Data provided:

□ □ □ □ □

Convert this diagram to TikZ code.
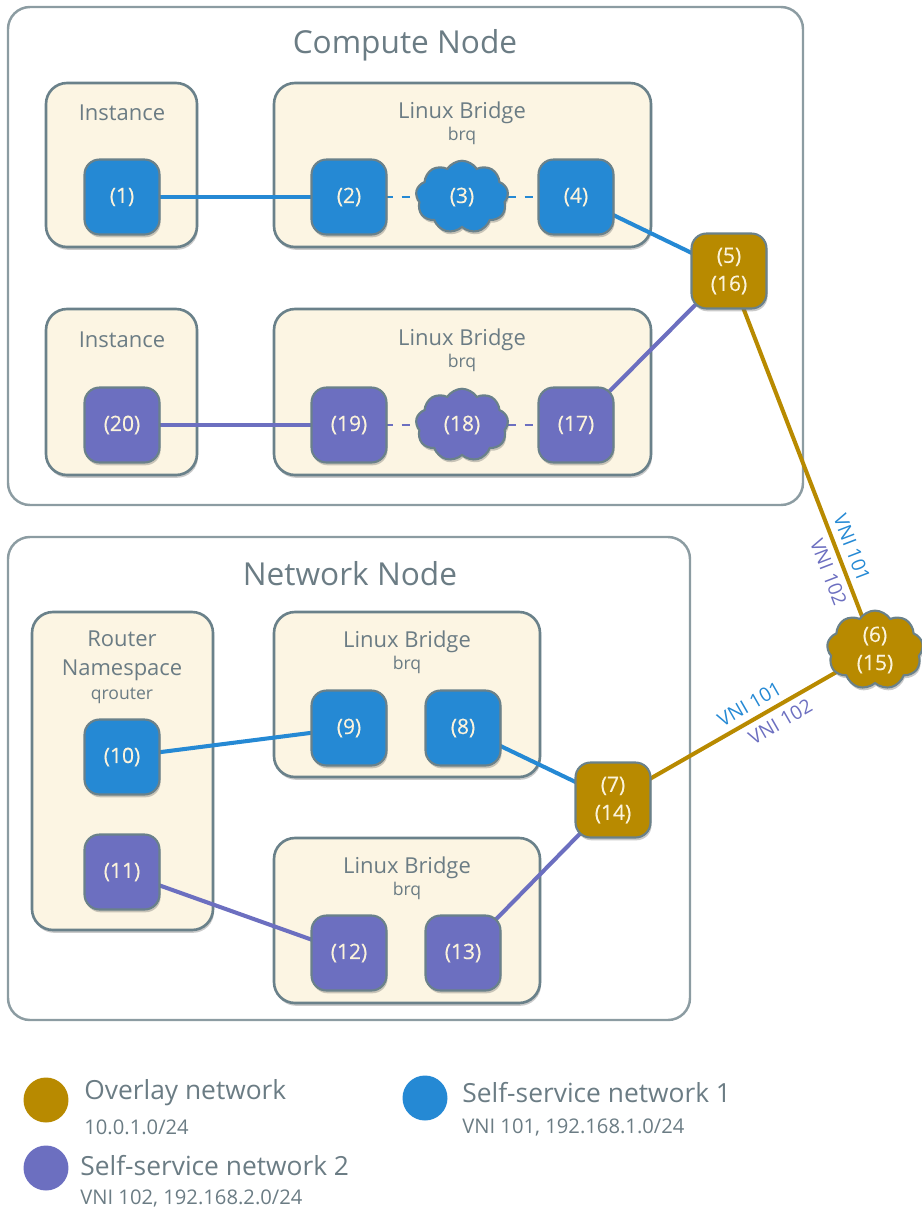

□ □ □ □ □

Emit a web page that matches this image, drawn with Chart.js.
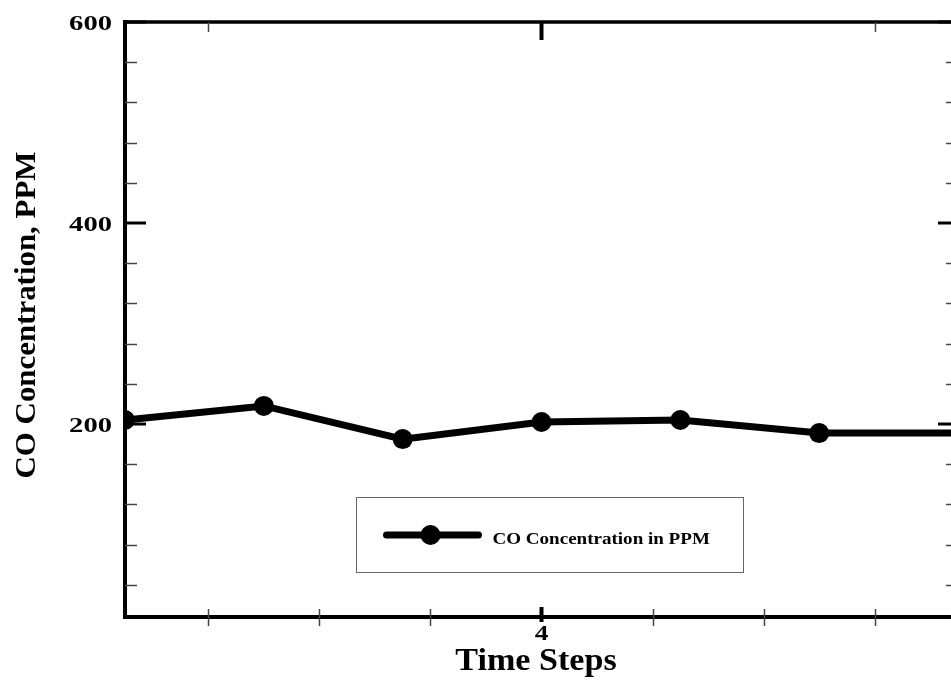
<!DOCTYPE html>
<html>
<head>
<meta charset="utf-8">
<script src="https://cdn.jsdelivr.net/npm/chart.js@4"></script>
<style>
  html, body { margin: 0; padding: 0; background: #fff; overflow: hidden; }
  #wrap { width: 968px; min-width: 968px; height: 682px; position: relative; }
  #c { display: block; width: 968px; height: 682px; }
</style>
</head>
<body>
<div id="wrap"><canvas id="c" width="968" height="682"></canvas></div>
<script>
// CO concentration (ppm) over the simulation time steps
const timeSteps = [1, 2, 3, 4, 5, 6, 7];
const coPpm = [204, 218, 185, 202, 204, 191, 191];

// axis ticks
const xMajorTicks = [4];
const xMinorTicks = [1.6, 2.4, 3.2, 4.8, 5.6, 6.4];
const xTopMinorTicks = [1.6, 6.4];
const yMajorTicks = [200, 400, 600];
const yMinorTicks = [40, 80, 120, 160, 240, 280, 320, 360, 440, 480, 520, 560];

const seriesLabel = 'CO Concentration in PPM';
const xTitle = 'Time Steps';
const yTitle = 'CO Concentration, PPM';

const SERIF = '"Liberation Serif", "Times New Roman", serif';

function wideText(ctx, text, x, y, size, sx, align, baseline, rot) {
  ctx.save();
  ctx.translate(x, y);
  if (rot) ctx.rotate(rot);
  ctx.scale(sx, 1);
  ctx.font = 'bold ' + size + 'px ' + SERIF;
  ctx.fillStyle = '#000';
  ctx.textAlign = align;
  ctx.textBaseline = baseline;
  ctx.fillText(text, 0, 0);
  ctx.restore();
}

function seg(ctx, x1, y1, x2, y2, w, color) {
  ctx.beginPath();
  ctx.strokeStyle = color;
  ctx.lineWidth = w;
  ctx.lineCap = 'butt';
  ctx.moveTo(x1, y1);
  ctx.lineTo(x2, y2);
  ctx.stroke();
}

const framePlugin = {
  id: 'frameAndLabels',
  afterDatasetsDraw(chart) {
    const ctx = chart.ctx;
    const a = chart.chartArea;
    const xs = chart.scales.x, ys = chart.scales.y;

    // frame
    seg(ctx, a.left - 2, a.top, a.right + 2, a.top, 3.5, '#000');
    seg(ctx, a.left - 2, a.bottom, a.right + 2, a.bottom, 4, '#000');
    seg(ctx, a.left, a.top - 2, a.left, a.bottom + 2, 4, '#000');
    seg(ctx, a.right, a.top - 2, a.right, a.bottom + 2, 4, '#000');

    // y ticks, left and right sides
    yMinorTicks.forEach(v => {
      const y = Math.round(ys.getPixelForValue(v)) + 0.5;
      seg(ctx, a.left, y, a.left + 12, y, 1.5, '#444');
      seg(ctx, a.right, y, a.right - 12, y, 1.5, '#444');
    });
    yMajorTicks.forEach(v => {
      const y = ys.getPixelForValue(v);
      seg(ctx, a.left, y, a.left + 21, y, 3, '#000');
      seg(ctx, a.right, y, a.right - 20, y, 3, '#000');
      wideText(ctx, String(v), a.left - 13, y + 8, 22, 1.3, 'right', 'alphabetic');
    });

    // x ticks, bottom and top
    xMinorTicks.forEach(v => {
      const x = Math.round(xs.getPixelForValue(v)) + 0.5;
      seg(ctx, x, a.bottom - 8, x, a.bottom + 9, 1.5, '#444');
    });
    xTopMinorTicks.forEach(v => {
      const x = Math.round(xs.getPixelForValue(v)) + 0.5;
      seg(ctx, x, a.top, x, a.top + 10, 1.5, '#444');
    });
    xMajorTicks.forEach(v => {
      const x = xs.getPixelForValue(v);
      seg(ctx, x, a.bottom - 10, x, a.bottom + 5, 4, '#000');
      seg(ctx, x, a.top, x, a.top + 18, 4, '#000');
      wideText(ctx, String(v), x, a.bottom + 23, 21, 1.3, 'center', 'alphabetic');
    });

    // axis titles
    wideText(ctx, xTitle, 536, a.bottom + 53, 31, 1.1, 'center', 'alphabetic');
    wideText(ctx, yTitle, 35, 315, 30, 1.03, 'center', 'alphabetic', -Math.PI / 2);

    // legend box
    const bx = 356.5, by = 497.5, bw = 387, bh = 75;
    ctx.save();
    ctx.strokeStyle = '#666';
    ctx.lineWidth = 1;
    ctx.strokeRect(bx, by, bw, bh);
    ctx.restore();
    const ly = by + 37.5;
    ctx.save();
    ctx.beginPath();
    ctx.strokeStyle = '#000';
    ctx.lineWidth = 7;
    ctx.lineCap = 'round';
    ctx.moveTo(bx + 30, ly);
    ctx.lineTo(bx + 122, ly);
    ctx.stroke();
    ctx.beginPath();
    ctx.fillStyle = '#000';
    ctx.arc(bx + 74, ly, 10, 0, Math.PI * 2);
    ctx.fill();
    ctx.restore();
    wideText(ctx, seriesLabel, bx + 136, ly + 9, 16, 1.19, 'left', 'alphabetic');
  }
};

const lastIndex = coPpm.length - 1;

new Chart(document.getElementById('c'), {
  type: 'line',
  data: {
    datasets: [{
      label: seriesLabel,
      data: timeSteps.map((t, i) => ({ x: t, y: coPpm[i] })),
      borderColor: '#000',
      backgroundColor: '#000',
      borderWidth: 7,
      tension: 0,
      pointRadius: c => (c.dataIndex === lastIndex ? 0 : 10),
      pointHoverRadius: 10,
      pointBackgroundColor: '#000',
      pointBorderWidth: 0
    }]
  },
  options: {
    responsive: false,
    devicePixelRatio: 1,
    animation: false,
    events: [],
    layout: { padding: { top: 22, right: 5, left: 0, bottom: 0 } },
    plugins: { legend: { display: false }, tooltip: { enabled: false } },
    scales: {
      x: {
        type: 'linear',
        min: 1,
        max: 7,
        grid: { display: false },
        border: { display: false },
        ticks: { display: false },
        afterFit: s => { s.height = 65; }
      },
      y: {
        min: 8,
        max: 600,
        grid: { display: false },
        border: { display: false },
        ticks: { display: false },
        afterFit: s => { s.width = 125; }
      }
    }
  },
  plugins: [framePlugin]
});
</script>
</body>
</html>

□ □ □ □ □

Task goal:
Return all lines containing "this".

Full answer:
Convert this diagram to TikZ code.
Emit a web page that matches this image, drawn with Chart.js.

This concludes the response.